Yesterday afternoon my brother and I noticed something odd on television. ABC Family, The Hallmark Channel, and Lifetime were all showing Christmas movies. ABC Family showed the Disney version of A Christmas Carol and something called Snowglobe. Hallmark was showing something called Matchmaker Santa and Thomas Kinkade's Christmas Cottage. Lifetime was showing made for TV movies with titles like Christmas Child and Nothing Like the Holidays. Most of the day TBS showed movies that really matched no season, but then right before The Wizard of Oz they showed the classic Christmas special How the Grinch Stole Christmas. Sadly, I have no idea how long these channels have been showing holiday themed programming or if other channels have been doing it as well. Either way my brother and I both agreed it is too early to be airing Christmas movies.
Indeed, it is not only a full month before Christmas, but it is not even Thanksgiving. While I realise that there are those people who might be willing to watch Yuletide films in mid-November, I would guess that they are a very small minority. Most people I know have been complaining about the Christmas themed commercials that seem to have started up the day after Halloween and yet others are complaining that radio stations are already playing Christmas carols. Given that a majority of people seem to dislike Yuletide themed commercials and Christmas carols before Thanksgiving has even passed, I doubt that most people would tune into these holiday themed movies. It makes me wonder just how small the audiences watching ABC Family, The Hallmark Channel, and Lifetime must have been this weekend.

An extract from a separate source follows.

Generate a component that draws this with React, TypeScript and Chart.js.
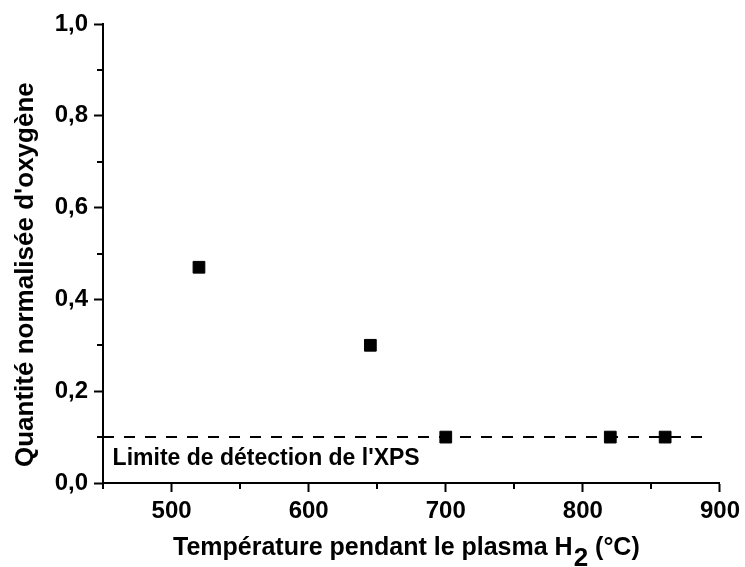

Indeed, there are two very good reasons that come to the top of my head as to why people don't want to watch Christmas movies or listen to Christmas carols in mid-November. I'm neither Jewish nor Christian, but the famous quote from Ecclesiastes comes to mind: "To everything there is a season, a time for every purpose under the sun." The simple fact is that most people identify the Yuletide with the month of December. Let's face it, Christmas Day does fall on 25 December, just a few days after the winter solstice. What is more, this has been the traditional date for Christmas for centuries. Before that, the pagan festival called Géol in Old English and Jól in Old Norse, from which our modern Christmas borrows many of its traditions and imagery, appears to have fallen in late December. Not only has the holiday always fallen in mid-December, but prior to the 20th Century it ran for twelve days, from the eve of December 24 (Christmas Eve) to 6 January (Twelfth Night or the Feast of Epiphany). Is it little wonder that people are not in the mood for the Yuletide in mid-November. It is well over a month before the holidays are celebrated and have been for centuries!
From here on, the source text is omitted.